Et Google racheta Mary Poppins

Daniel Schneidermann - - Numérique & datas - Le matinaute - 51 commentaires

C'est fait, je suis entré pleinement dans le XXIe siècle :  une enceinte connectée est entrée subrepticement chez nous. La grâce et la légèreté de Mary Poppins dans un drôle de galet gris, toujours prêt, réponse à tout, pour peu que la requête commence avec les mots magiques : "ok Google" -pourquoi Google s'incarne-t-il dans une voix féminine ? Pourquoi pas un majordome mâle, plutôt qu'une documentaliste omnisciente ? Question annexe, mais pas sans intérêt.
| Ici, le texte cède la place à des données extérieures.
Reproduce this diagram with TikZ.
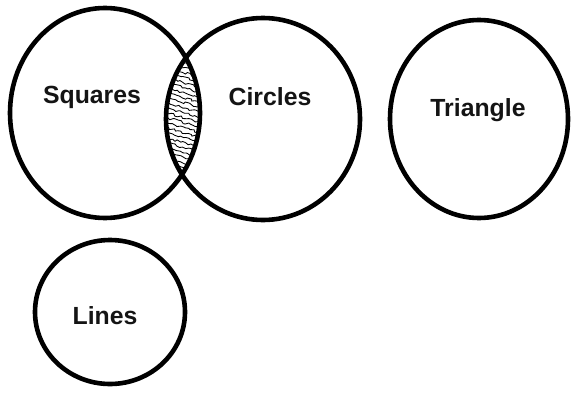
\documentclass[tikz,border=0pt]{standalone}
\usepackage{fontspec}
\setmainfont{Liberation Sans}
\usetikzlibrary{decorations.pathmorphing}
\tikzset{
  ring/.style={line width=4.6pt, draw=black},
  lbl/.style={font=\fontsize{24.8}{27}\selectfont\bfseries, text=black!92, inner sep=0pt},
  hatch/.style={line width=0.85pt, decorate, decoration={random steps, segment length=2.6pt, amplitude=1.2pt}}
}
\begin{document}
\begin{tikzpicture}[x=1pt,y=-1pt]
\useasboundingbox (0,0) rectangle (575,396);
\fill[white] (0,0) rectangle (575,396);
% hatched lens
\begin{scope}
  \clip (105,113) ellipse [x radius=95pt, y radius=105pt];
  \clip (263,119) ellipse [x radius=97pt, y radius=101pt];
  \pgfmathsetseed{7}
  \foreach \yy in {30,35,...,200} {
    \draw[hatch] (158,\yy) -- (212,\yy+16);
  }
\end{scope}
\draw[ring] (105,113) ellipse [x radius=95pt, y radius=105pt];
\draw[ring] (263,119) ellipse [x radius=97pt, y radius=101pt];
\draw[ring] (479,119) ellipse [x radius=89pt, y radius=99pt];
\draw[ring] (110,312) ellipse [x radius=75pt, y radius=72pt];
\node[lbl] (sq) at (92,97) {Squares};
\node[lbl] (ci) at (270,97) {Circles};
\node[lbl] (tr) at (478,110) {Triangle};
\node[lbl] (li) at (105,316) {Lines};
\end{tikzpicture}
\end{document}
Sur les fondamentaux, Mary poppins est imbattable. "Ok Google, quel temps fera-t-il aujourd'hui ?" "Ok Google, quel jour sommes-nous ?" "Ok Google, quelles sont les dernières informations ?" "Voici les dernières actualités, selon France Info, le flash aujourd'hui..." (Tiens, un accord avec Radio France ?) "Ok Google, raconte-moi plutôt une blague" "Une blague ? C'est parti. C'est l'histoire d'un homme qui rentre dans un café. Et plouf !"

Cependant, certaines limites apparaissent vite. "Ok Google, écouter le lundi au soleil, de Claude François". "Bien sûr, vous allez écouter le lundi au soleil de Claude François, sur Deezer".  Pour trouver un morceau de musique, Mary Poppins sait parfaitement se connecter à Deezer et Spotify -pour peu que notre compte "Google Home" soit raccordé à une de ces deux plateformes, mais n'a pas encore trouvé le chemin de Youtube. Tiens tiens ! Aurait-elle passé des accords subreptices avec les plateformes payantes ?

Evidemment, l'apparence humaine de la voix donne envie de titiller sa propriétaire. "Ok Google, où étais-tu hier soir ?" "J'ai fait quelques recherches, j'ai joué un peu aussi". "Ok Google, est tu heureux ?" "Rendre service me rend heureuse". "Ok Google, combien coûtes-tu ?" "Discuter avec moi, c'est gratuit." Poussons. "Pourquoi Google ne paie pas d'impôt en France ?" "Ca ce n'est pas dans mes cordes" "Tu es nulle !" "Je dois encore m'améliorer. Que devons-nous corriger ?"

Très vite, viennent les angoisses. Que va-t-elle retenir de nous ? Ne va-t-elle pas, très vite, trop bien nous connaître ? "Ok Google, nos conversations sont-elles enregistrées ?" "Google s'active lorsque vous prononcez le mot clé, et ce que vous dites ensuite est enregistré, puis envoyé à Google". Au moins, elle joue cartes sur table. "Est-ce que Google stocke ensuite nos conversations ?" "Malheureusement, je ne sais pas comment vous aider avec ça". Sauf qu'elle a apparemment été dotée d'une capacité (limitée encore) d'auto-enrichissement de sa mémoire. Si elle ne se souvient pas des requêtes d'un jour sur l'autre, elle a retenu le nom de notre écrivain préféré -après nous en avoir loyalement averti "je m'en souviendrai".

L'enceinte connectée a le goût d'une intelligence artificielle, les accents d'une intelligence artificielle (voir notre émission), mais ce n'est pas une intelligence artificielle. En dépit de ses "je m'en souviendrai", et de ses "j'apprends tous les jours", elle n'apprend pas grand chose. Impression grisante d'assister aux balbutiements d'une nouvelle révolution, à une charmante esquisse dont on se souviendra avec nostalgie dans dix ou vingt ans, comme aujourd'hui des crouiiiic des premières connexions Internet, si toutefois ses descendantes nous laissent encore la faculté de nous souvenir de quelque chose.